GIVEN DATA =

+++++

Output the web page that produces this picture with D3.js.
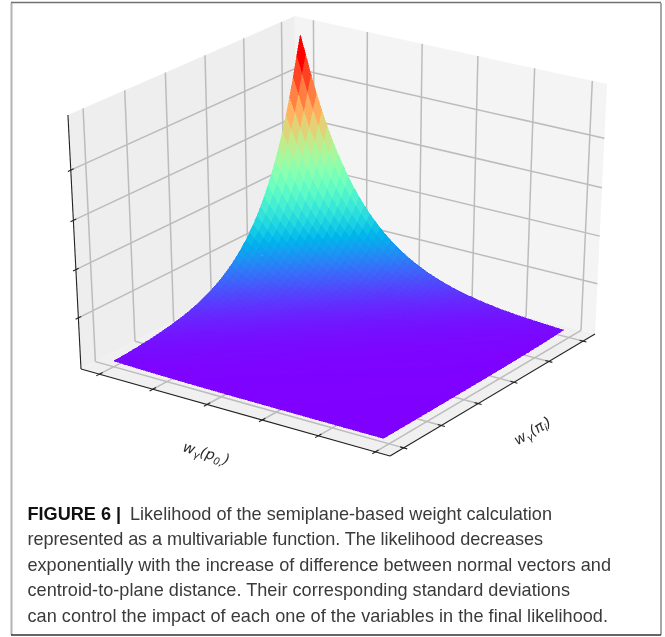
<!DOCTYPE html>
<html>
<head>
<meta charset="utf-8">
<script src="https://cdn.jsdelivr.net/npm/d3@7"></script>
<style>
  html, body { margin: 0; padding: 0; background: #fff; }
  svg { display: block; }
  .caption { font-family: "Liberation Sans", sans-serif; font-size: 18.1px; fill: #3a3a3a; }
  .axislabel { font-family: "DejaVu Sans", sans-serif; font-style: italic; font-size: 14.5px; fill: #2a2a2a; }
</style>
</head>
<body>
<svg id="chart" width="665" height="637"></svg>
<script>
// likelihood read along the two surface edges that leave the peak (50 samples each)
const pointWeights = [.99, .912, .832, .759, .693, .632, .576, .526, .480, .438, .399, .364, .332, .303, .276, .252, .230, .210, .191, .175, .159, .145, .133, .121, .110, .101, .092, .084, .076, .070, .064, .058, .053, .048, .044, .040, .037, .033, .030, .028, .025, .023, .021, .019, .018, .016, .015, .013, .012, .011];
const planeWeights = [.99, .909, .825, .750, .681, .619, .562, .511, .464, .421, .383, .348, .316, .287, .261, .237, .215, .196, .178, .161, .147, .133, .121, .110, .100, .091, .082, .075, .068, .062, .056, .051, .046, .042, .038, .035, .032, .029, .026, .024, .021, .020, .018, .016, .015, .013, .012, .011, .010, .0095];

const xTicks = [0, 0.2, 0.4, 0.6, 0.8, 1];
const yTicks = [0, 0.2, 0.4, 0.6, 0.8, 1];
const zTicks = [0.2, 0.4, 0.6, 0.8];
const surfaceXMax = 0.98;

const captionHead = "FIGURE 6 |";
const captionLines = [
  "Likelihood of the semiplane-based weight calculation",
  "represented as a multivariable function. The likelihood decreases",
  "exponentially with the increase of difference between normal vectors and",
  "centroid-to-plane distance. Their corresponding standard deviations",
  "can control the impact of each one of the variables in the final likelihood."
];
const captionStarts = [130, 27.5, 27.5, 27.5, 27.5];
const captionEnds = [552, 543, 611, 570, 608];

// camera: the box floor corners on screen, the point the verticals converge to, one top corner
const floorL = [81, 369], floorF = [390, 456], floorR = [595, 334], floorB = [297, 258];
const verticalVanish = [346, 5520];
const topL = [68, 115];

// unit square -> quad
const sx = floorL[0] - floorF[0] + floorR[0] - floorB[0];
const sy = floorL[1] - floorF[1] + floorR[1] - floorB[1];
const dx1 = floorF[0] - floorR[0], dx2 = floorB[0] - floorR[0];
const dy1 = floorF[1] - floorR[1], dy2 = floorB[1] - floorR[1];
const den = dx1 * dy2 - dx2 * dy1;
const g = (sx * dy2 - dx2 * sy) / den;
const h = (dx1 * sy - sx * dy1) / den;
const a = floorF[0] - floorL[0] + g * floorF[0], b = floorB[0] - floorL[0] + h * floorB[0];
const d = floorF[1] - floorL[1] + g * floorF[1], e = floorB[1] - floorL[1] + h * floorB[1];
const k = (topL[1] - floorL[1]) / (verticalVanish[1] - topL[1]);

function project(u, v, w) {
  const den = g * u + h * v + 1 + k * w;
  return [
    (a * u + b * v + floorL[0] + k * w * verticalVanish[0]) / den,
    (d * u + e * v + floorL[1] + k * w * verticalVanish[1]) / den
  ];
}

const x = d3.scaleLinear().domain([0, 1]).range([0.0625, 0.955]);
const y = d3.scaleLinear().domain([0, 1]).range([0.9375, 0.0625]);
const z = d3.scaleLinear().domain([0, 1]).range([0.015, 0.985]);

// matplotlib rainbow
function rainbow(t) {
  return d3.rgb(
    255 * Math.min(1, Math.abs(2 * t - 0.5)),
    255 * Math.sin(Math.PI * t),
    255 * Math.cos(Math.PI * t / 2)
  ).formatHex();
}

const svg = d3.select("#chart");
const chart = svg.append("g").style("filter", "blur(0.7px)");
const line = d3.line();

// walls and floor
const panes = [
  { fill: "#eeeeee", pts: [[0, 0, 0], [0, 1, 0], [0, 1, 1], [0, 0, 1]] },
  { fill: "#f4f4f4", pts: [[0, 1, 0], [1, 1, 0], [1, 1, 1], [0, 1, 1]] },
  { fill: "#f0f0f0", pts: [[0, 0, 0], [1, 0, 0], [1, 1, 0], [0, 1, 0]] }
];
chart.selectAll("path.pane").data(panes).join("path")
  .attr("class", "pane")
  .attr("fill", p => p.fill)
  .attr("d", p => line(p.pts.map(q => project(...q))) + "Z");

// grid
const gridLines = [];
xTicks.forEach(t => {
  gridLines.push([[x(t), 0, 0], [x(t), 1, 0]]);
  gridLines.push([[x(t), 1, 0], [x(t), 1, 1]]);
});
yTicks.forEach(t => {
  gridLines.push([[0, y(t), 0], [1, y(t), 0]]);
  gridLines.push([[0, y(t), 0], [0, y(t), 1]]);
});
zTicks.forEach(t => {
  gridLines.push([[0, 0, z(t)], [0, 1, z(t)]]);
  gridLines.push([[0, 1, z(t)], [1, 1, z(t)]]);
});
chart.selectAll("path.grid").data(gridLines).join("path")
  .attr("class", "grid")
  .attr("fill", "none")
  .attr("stroke", "#bcbcbc")
  .attr("stroke-width", 1.5)
  .attr("d", l => line(l.map(q => project(...q))));

// surface cells, back corner first
const n = pointWeights.length, m = planeWeights.length;
const cells = [];
for (let i = 0; i < n - 1; i++) {
  for (let j = 0; j < m - 1; j++) {
    const corner = (p, q) => [x(surfaceXMax * p / (n - 1)), y(q / (m - 1)), z(pointWeights[p] * planeWeights[q])];
    const level = (pointWeights[i] * planeWeights[j] + pointWeights[i + 1] * planeWeights[j]
      + pointWeights[i + 1] * planeWeights[j + 1] + pointWeights[i] * planeWeights[j + 1]) / 4;
    cells.push({ level, pts: [corner(i, j), corner(i + 1, j), corner(i + 1, j + 1), corner(i, j + 1)] });
  }
}
const color = d3.scaleSequential(rainbow).domain(d3.extent(cells, c => c.level));
chart.selectAll("path.cell").data(cells).join("path")
  .attr("class", "cell")
  .attr("shape-rendering", "crispEdges")
  .attr("fill", c => color(c.level))
  .attr("stroke", c => color(c.level))
  .attr("stroke-width", 0.5)
  .attr("d", c => line(c.pts.map(q => project(...q))) + "Z");

// axis lines and ticks
const axisLines = [
  [[0, 0, 0], [0, 0, 1]],
  [[0, 0, 0], [1, 0, 0]],
  [[1, 0, 0], [1, 1, 0]]
];
zTicks.forEach(t => axisLines.push([[0, -0.012, z(t)], [0, 0.012, z(t)]]));
xTicks.forEach(t => axisLines.push([[x(t), -0.014, 0], [x(t), 0.014, 0]]));
yTicks.forEach(t => axisLines.push([[1 - 0.011, y(t), 0], [1 + 0.011, y(t), 0]]));
chart.selectAll("path.axis").data(axisLines).join("path")
  .attr("class", "axis")
  .attr("fill", "none")
  .attr("stroke", "#222")
  .attr("stroke-width", 1.1)
  .attr("d", l => line(l.map(q => project(...q))));

// axis labels
function axisLabel(px, py, angle, head, sub) {
  const t = chart.append("text")
    .attr("class", "axislabel")
    .attr("text-anchor", "middle")
    .attr("transform", `translate(${px},${py}) rotate(${angle})`);
  t.append("tspan").text("w");
  t.append("tspan").attr("dy", 3).attr("font-size", 10).text("γ");
  t.append("tspan").attr("dy", -3).text(head);
  t.append("tspan").attr("dy", 3).attr("font-size", 10).text(sub);
  t.append("tspan").attr("dy", -3).text(")");
}
axisLabel(205, 458, 17, "(p", "0,");
axisLabel(535, 435, -31, "(π", "i");

// frame of the figure panel
const frame = [
  { from: [11.5, 3], to: [11.5, 635], color: "#b4b4b4", width: 2 },
  { from: [11, 2.5], to: [661, 2.5], color: "#707070", width: 1.5 },
  { from: [661, 3], to: [661, 635], color: "#8a8a8a", width: 1.5 },
  { from: [11, 635], to: [661, 635], color: "#333333", width: 1.5 }
];
svg.selectAll("line.frame").data(frame).join("line")
  .attr("class", "frame")
  .attr("x1", f => f.from[0]).attr("y1", f => f.from[1])
  .attr("x2", f => f.to[0]).attr("y2", f => f.to[1])
  .attr("stroke", f => f.color)
  .attr("stroke-width", f => f.width);

// caption
const caption = svg.append("g").style("filter", "blur(0.4px)");
caption.append("text").attr("class", "caption")
  .attr("x", 27.5).attr("y", 520)
  .attr("font-weight", "bold")
  .style("fill", "#111")
  .text(captionHead);
captionLines.forEach((txt, i) => {
  caption.append("text").attr("class", "caption")
    .attr("x", captionStarts[i]).attr("y", 520 + i * 25.4)
    .attr("textLength", captionEnds[i] - captionStarts[i])
    .attr("lengthAdjust", "spacing")
    .text(txt);
});
</script>
</body>
</html>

+++++

EXERCISE INSTRUCTIONS = Return all lines containing the word "with".

EXPECTED ANSWER =
Output the web page that produces this picture with D3.js.
  "exponentially with the increase of difference between normal vectors and",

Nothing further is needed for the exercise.